Why do many companies keep on doing budgeting in the same way? People sometimes don’t recognize the problems, they think that there are only minor disturbances. And if they recognize that it is a flawed process they might not know an alternative solution like beyond budgeting. Bjarte mentioned the beyond budgeting round table where people can find more information.

InfoQ did an interview with Bjarte about transparency, leadership and self regulating management and how Statoil uses this to get actions done.

InfoQ: You talked about how leadership should change to give authority to people. Can you explain how transparency can be used to support this change?

Bjarte: It is hard to be empowered if you are supposed to manage in the dark. Empowerment requires clarity on strategies and direction, clarity on how others are performing and who you can learn from. All this requires transparency, which also works as a self-regulating control mechanism, making it easier for control-concerned managers to delegate. There is a reason why thieves and crocks prefer to operate during the darkness of night

InfoQ: Can you elaborate why you think transparency can be a great way for managers to be in control?

Bjarte: Most leaders talk about empowerment and delegation of authority, but many are afraid as they fear they will lose control. The fear is strong and real, even if much of it is only an illusion of control. These managers need to understand that transparency is a great social control mechanism.

InfoQ: “Don't create a gap between what you say and what you do” you stated. What is it that makes this so important? How can you prevent the gap?

Bjarte: There are so many gaps between what is said and what is done. “Our company is nothing without you. You are so important, and we trust you so much”. But not that much... “Of course we need detailed travel budgets, if not who knows what will happen!”. Or “We, us together and team!”, but only individual bonuses.… Such gaps are poisonous, because what we do speak so much stronger then what we say.
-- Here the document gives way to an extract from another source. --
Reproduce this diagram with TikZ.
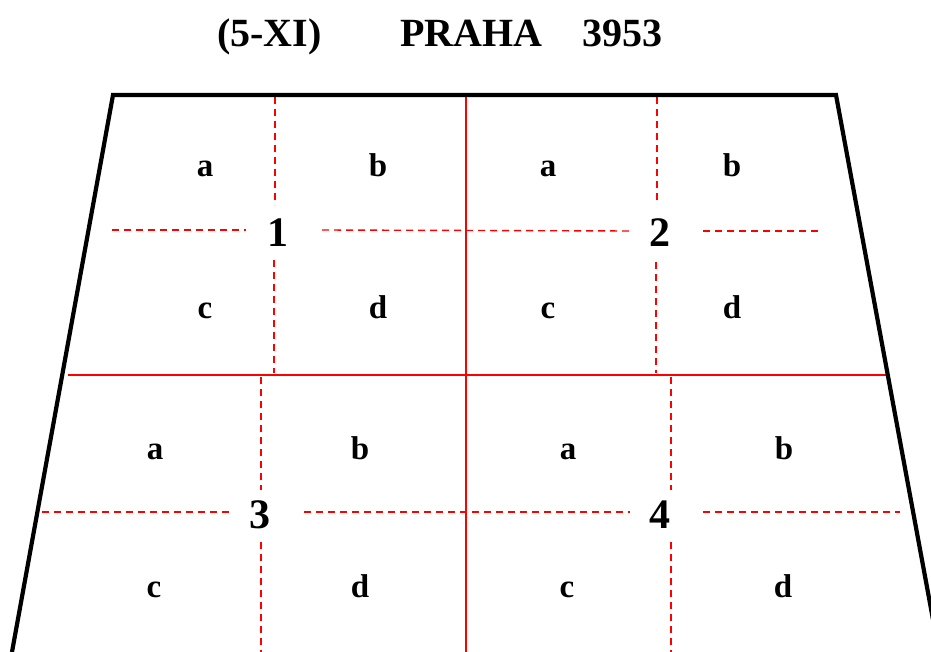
\documentclass[tikz,border=0pt]{standalone}
\usepackage{fontspec}
\setmainfont{Liberation Serif}
\begin{document}
\begin{tikzpicture}[x=1pt,y=-1pt,
  frame/.style={line width=4.2pt,black,line join=miter},
  redsolid/.style={line width=2pt,red},
  reddash/.style={line width=1.4pt,red,dash pattern=on 7pt off 5pt},
  lbl/.style={font=\fontsize{33}{36}\selectfont\bfseries,inner sep=0pt,anchor=base},
  num/.style={font=\fontsize{42}{46}\selectfont\bfseries,inner sep=0pt},
  ttl/.style={font=\fontsize{40}{44}\selectfont\bfseries,inner sep=0pt,anchor=base west}]
\useasboundingbox (0,0) rectangle (931,652);
\clip (0,0) rectangle (931,652);
% title
\node[ttl] (t1) at (217,47) {(5-XI)};
\node[ttl] (t2) at (400,47) {PRAHA};
\node[ttl] (t3) at (582,47) {3953};
% frame corners
\coordinate (tl) at (113,95);
\coordinate (tr) at (836,95);
\coordinate (bl) at (12,652);
\coordinate (br) at (939,652);
% red solid lines
\coordinate (vt) at (466,95);
\coordinate (vb) at (466,652);
\coordinate (hl) at (68,375);
\coordinate (hr) at (889,375);
\draw[redsolid] (vt) -- (vb);
\draw[redsolid] (hl) -- (hr);
% dashed lines, upper half
\draw[reddash] (275,97) -- (275,205);
\draw[reddash] (274,260) -- (274,373);
\draw[reddash] (657,97) -- (657,200);
\draw[reddash] (656,262) -- (656,373);
\draw[reddash] (112,230) -- (246,230);
\draw[reddash] (322,230) -- (630,231);
\draw[reddash] (703,231) -- (820,231);
% dashed lines, lower half
\draw[reddash] (261,377) -- (261,490);
\draw[reddash] (261,542) -- (261,652);
\draw[reddash] (671,377) -- (671,490);
\draw[reddash] (671,542) -- (671,652);
\draw[reddash] (42,512) -- (232,512);
\draw[reddash] (304,512) -- (630,512);
\draw[reddash] (703,512) -- (900,512);
% frame
\draw[frame] (bl) -- (tl) -- (tr) -- (br);
% labels upper
\node[lbl] (a1) at (205,177) {a};
\node[lbl] (b1) at (378,177) {b};
\node[lbl] (a2) at (548,177) {a};
\node[lbl] (b2) at (732,177) {b};
\node[lbl] (c1) at (205,318) {c};
\node[lbl] (d1) at (378,318) {d};
\node[lbl] (c2) at (548,318) {c};
\node[lbl] (d2) at (732,318) {d};
% labels lower
\node[lbl] (a3) at (155,459) {a};
\node[lbl] (b3) at (360,459) {b};
\node[lbl] (a4) at (568,459) {a};
\node[lbl] (b4) at (784,459) {b};
\node[lbl] (c3) at (154,597) {c};
\node[lbl] (d3) at (360,597) {d};
\node[lbl] (c4) at (567,597) {c};
\node[lbl] (d4) at (783,597) {d};
% numbers
\node[num] (n1) at (278,233) {1};
\node[num] (n2) at (660,233) {2};
\node[num] (n3) at (260,515) {3};
\node[num] (n4) at (660,515) {4};
\end{tikzpicture}
\end{document}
We need coherence between what is preached on values and leadership and what is practiced in our management processes.

InfoQ: You mentioned that we need more self-regulating management. Can you give some examples how this can work in organizations?

Bjarte: Self-regulation is required because our VUCA business environment (Volatility, Uncertainty, Complexity, Ambiguity) is no longer as manageable as it used to be, and because competent knowledge workers do not accept micromanagement. Support functions like Finance and HR need to understand that under these realities their ability to manage performance or develop people is quite limited compared to what the two functions like to believe. But this is not bad news, because there is so much both can do when it comes to creating conditions for real performance to take place.

Self-regulation is about creating a broad (but not boundary-less) framework which the organisation can operate within, allowing teams to continuously optimize using fresh, real-time information. The roundabout is about self-regulation, the traffic light is not.

Practical examples include defining performance in relative terms; doing well vs competition instead of hitting fixed targets. It can be about unit cost targets instead of absolute targets; you can spend more if you produce more. It can mean having the authority to adjust the course whenever needed without big annual stunts like annual planning and budgeting. Transparency is a self-regulating control mechanism.

In general, the more self-regulation is put in place, the less “corporate” needs to manage and intervene. The focus can be moved to monitoring progress and intervene only if and where needed.

InfoQ: My feeling is that self-regulating management and self-organizing teams could strengthen each other. What are your thoughts on this?

Bjarte: Absolutely, they are two sides of the same coin. Self-regulating management mechanisms makes it easier for executives to delegate, and also easier for self-organizing teams to operate.

InfoQ: At Statoil you use “Ambitions to Action” to do changes across the company. Can you explain how this works?

Bjarte: Ambition to Action is our management process, and has three purposes: Translate strategy, secure flexibility and activate our core values. It translates strategy into Strategic Objectives (where are we going), KPIs (how do we measure progress) and Actions (how do we get there). 1400 teams in Statoil have their own Ambition to Action, established by translating other relevant Ambition to Actions more than by having the content cascaded from above (another example of self-regulation). Teams have the authority to at any time change whatever they want on their own Ambition to Action when there is a need for it. Our only control mechanism is to say that big changes still require approval one level up, while small changes are only informed about. Teams decide among themselves what is big and what is small (again, self-regulation).

InfoQ: When you have self-regulating management and self-organizing teams, how can you ensure that actions that are done are sufficiently aligned across the organization?

Bjarte: The team above (at any level) has of course a responsibility to secure that the translation below is reasonably aligned. Also here, transparency plays a role. It is not possible to hide from peers with something totally misaligned.

InfoQ: Can you give some examples of Ambitions to Actions that have been done and the business value that Statoil got out of doing them?

Bjarte: All our business are expressed and executed through Ambition to Actions:

The fact that we keep performing financially well against peers, and also top, or rank very high on global indexes for sustainability, social responsibility and transparency is a strong indication that there is something right in how we manage ourselves.